(Bloomberg) -- Canada’s biggest credit union outside of Quebec, Vancity, has historically marketed itself as being “Main Street, not Wall Street” — member-owned, values-led and locally focused.
Close to the top of new Chief Executive Officer Wellington Holbrook’s agenda is expanding the commercial bank the Vancouver-based credit union quietly owns half a continent away in Toronto, two blocks from Canada’s financial nerve center of Bay Street.
“We’re always going to be a community-based financial institution that’s focused on our members — but we do own a Schedule I bank,” said Holbrook, referring to Vancity Community Investment Bank, in his first sit-down interview since taking over in January. “We are thinking about what the bank could be for the future, and doing way more with it.”
Holbrook has more incentive to shake things up coming in on the back of Vancity’s worst financial results for years. Vancity posted a C$3.3 million ($2.4 million) loss for 2023, ending a long run of healthy returns. Soaring global interest rates prompted members to shift their money into higher-rate term deposits, which spiked Vancity’s funding costs as the credit union continued to hold lots of loans issued when rates were at record lows.
So Holbrook is on the hunt for opportunities, including a “top-to-bottom” review of the strategy for Vancity’s bank — part of an overhaul he dubs Vancity 2.0 — that could see the unit play a bigger role.
Today, Vancity’s bank mainly provides “niche” business-to-business lending. It’s offered 32 clean energy loans and financing for about 3,400 units of affordable housing to date, according to its website. Its assets were C$366 million as of a September regulatory filing — a fraction of the credit union’s C$35.5 billion total assets under administration.
Although the credit union, with 569,000 members, is licensed only in the province of British Columbia, Vancity’s banking license is federal and applies nationwide. That could open the door to a national digital bank product, challenging Canada’s highly concentrated market dominated by the Big Six banks, which control as much as 90% of the country’s personal deposits.
“We do think some kind of digital challenger strategy for the rest of the country is probably the answer,” Holbrook said. “We don’t really have a strong offering today in the bank for retail, or consumers, or wealth, or other lines of business.”
Vancity could also become more active in offering insured mortgages through federal housing corporation Canada Mortgage and Housing Corp., which allow borrowers to buy homes with smaller down payments, a spokesperson said.
That’s on top of expanding its work in housing supply. Holbrook aims to make Vancity the primary financier for “several thousand more affordable housing units than we would have seen in past years.”
“We are really looking at how we can use the capital we have to drive more construction in affordable housing, and support more affordable housing projects as they go — actually our commercial banking team is putting a really big focus on that for 2025 as a part of our strategy.”
Room for Improvement
Since starting in January, Holbrook’s prescription has been tough love. Five months in, he cut about 7% of staff — about 200 people. The “pain was equally shared” across divisions and necessary “to change our cost structure to make room for the investments we need to make” like in digital banking, he said.

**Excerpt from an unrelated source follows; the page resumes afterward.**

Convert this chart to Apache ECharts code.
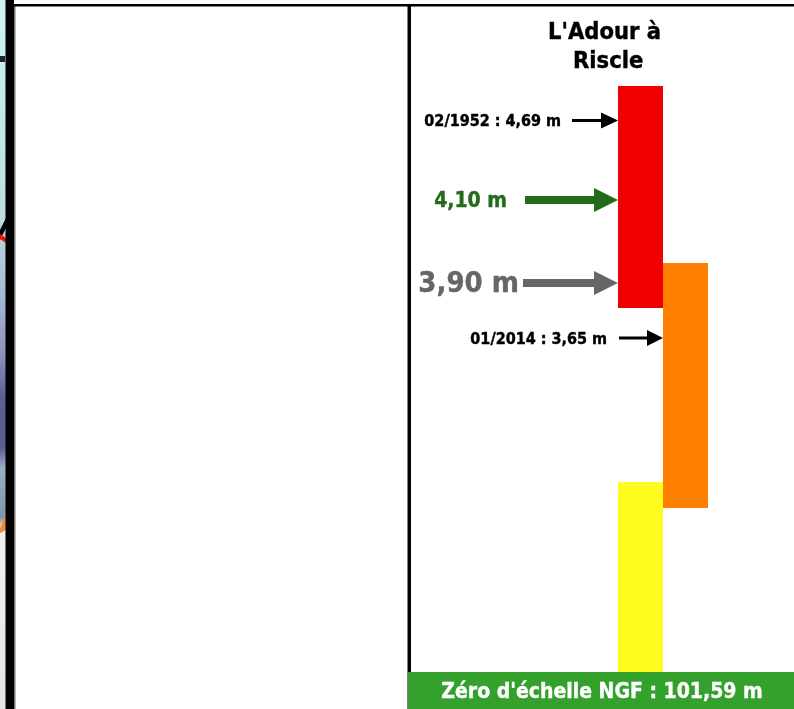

That’s because, according to Holbrook, Vancity’s digital experience feels like it’s from 2015 — or earlier. He said credit unions have been losing market share to other financial institutions, but he said he’s going to turn that around in Vancity’s case.
The Oxford MBA graduate pushed a digital transformation at ATB Financial, according to his official biography. And a snappy digital experience will be an important part of going up against Canada’s powerful banks, especially without a branch network outside of British Columbia — in the vein of digital challenger Equitable Bank, owned by EQB Inc.
He sees other areas for improvement too. Vancity has won members from big banks who like its values-based investing products, but needs to work harder to keep them happy, while successful products like Vancity’s “enviroVisa” credit card could benefit from more marketing.
“Have we been as well a run financial institution as we need to be? Probably not.”
The credit union is steadily rebuilding margins this year in a trend that Holbrook said will continue for the next 18 months “regardless of what happens in the interest rate environment.”
And despite the potential changes coming to its Toronto-based bank, an important part of his strategy is catering to the small businesses in Vancity’s backyard. They “tend to bring their full operating needs to the credit union,” which is better for margins, and Vancity’s community mission, than large enterprises that “might just give you a commercial mortgage on a piece of property.”
“Being more deliberate around where that next dollar of growth is coming from is helping really drive margin growth.”